2013年11月8日

 積極的平和主義という言葉は安倍さんが使っているので評判が悪い。だけど、私自身の考えをどう表現するかと言えば、やはり「積極的平和主義」である。

 世界中に戦争の火種があり、独裁政治とか貧困がある。それに対して、他国のことだからということで、消極的であっていいのかといえば、そうは言えないだろう。

 もし侵略されるような国があれば、その国を助けたいと思うのは、人間の普遍的な感情であると思う。目の前の侵略であれ、地球の裏側の侵略であれ、それは許せないと誰もが思うのではないか。

 日本国憲法の前文もそのような立場だと感じる。「平和を維持し、専制と隷従、圧迫と偏狭を地上から永遠に除去しようと努めている国際社会において、名誉ある地位を占めたいと思う」というのだから、当然だ。「いづれの国家も、自国のことのみに専念して他国を無視してはならない」のである。そして、「日本国民は、国家の名誉にかけ、全力をあげてこの崇高な理想と目的を達成することを誓」ったのだ。

 安倍さんの「積極的平和主義」というのは、こうした理念とは正反対のものである。アメリカに向かうミサイルを撃ち落とさなければならない、アメリカの艦船が攻撃されたら自衛隊で反撃しなければならない、だから集団的自衛権が必要だ、その他その他。要するに、安倍さんの視野に入っているのは、ただアメリカだけなのだ。どこが積極的なものか。「消極的戦争主義」の方が正しいネーミング。

 それに対して、平和護憲勢力は、世界中から戦争と貧困と隷属をなくすための提言を出し、行動しなければならない。戦争の現場に出かけていって、銃を持って向き合っている紛争当事者に対して、「撃ち方止め」と説得するような考え方を打ち出し、それをどう実践するか示さなければならない。

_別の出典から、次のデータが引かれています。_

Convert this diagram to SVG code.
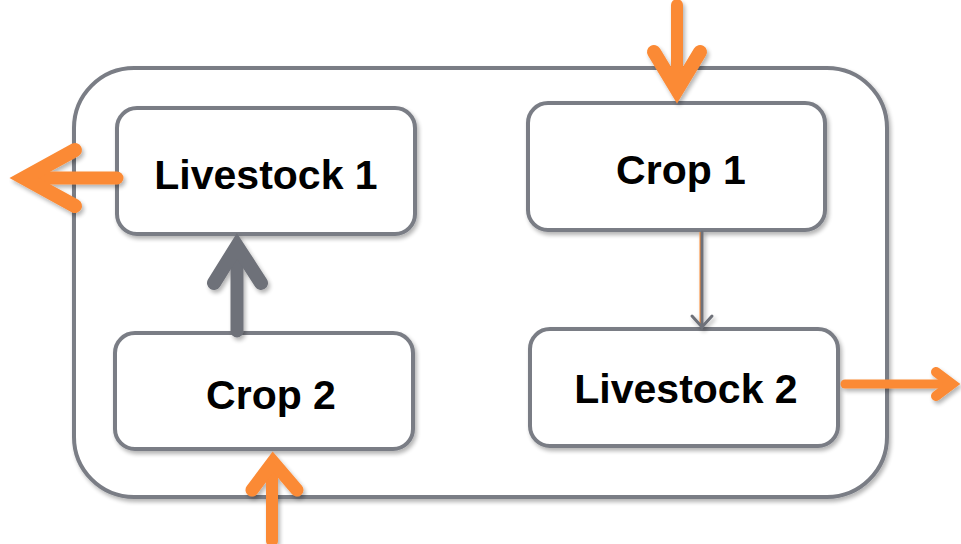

 これができたときに、安倍さんの「積極的平和主義」のまやかしが明らかになる。護憲勢力こそ「積極的平和主義」だと実感されるようになる。

 それにしても、われわれは、自民党などが何かのスローガンを掲げるとき、それに反対するという立場をとることが多い。「積極的平和主義」もだが、「コメ輸入自由化」などに際してもそうだった。

 だが、彼らが使う用語は、用意周到に準備されている。そして、一般的に「自由」「自由化」というのはプラスイメージを持つ言葉だから、それに対して、「自由化反対」を基本スローガンにしてしまうと、こちらがマイナスイメージを持たれてしまう。

 だから、彼らがイメージづくりのために何らかのスローガンを出してきたときは、機械的に「反対」のスローガンを叫ぶのは慎重にしなければならないと思う。彼らのスローガンにマイナスイメージを持たせるネーミングを与え、われわれはプラスイメージを持ってもらえるスローガンをつくることが大事だ。どうでしょうね。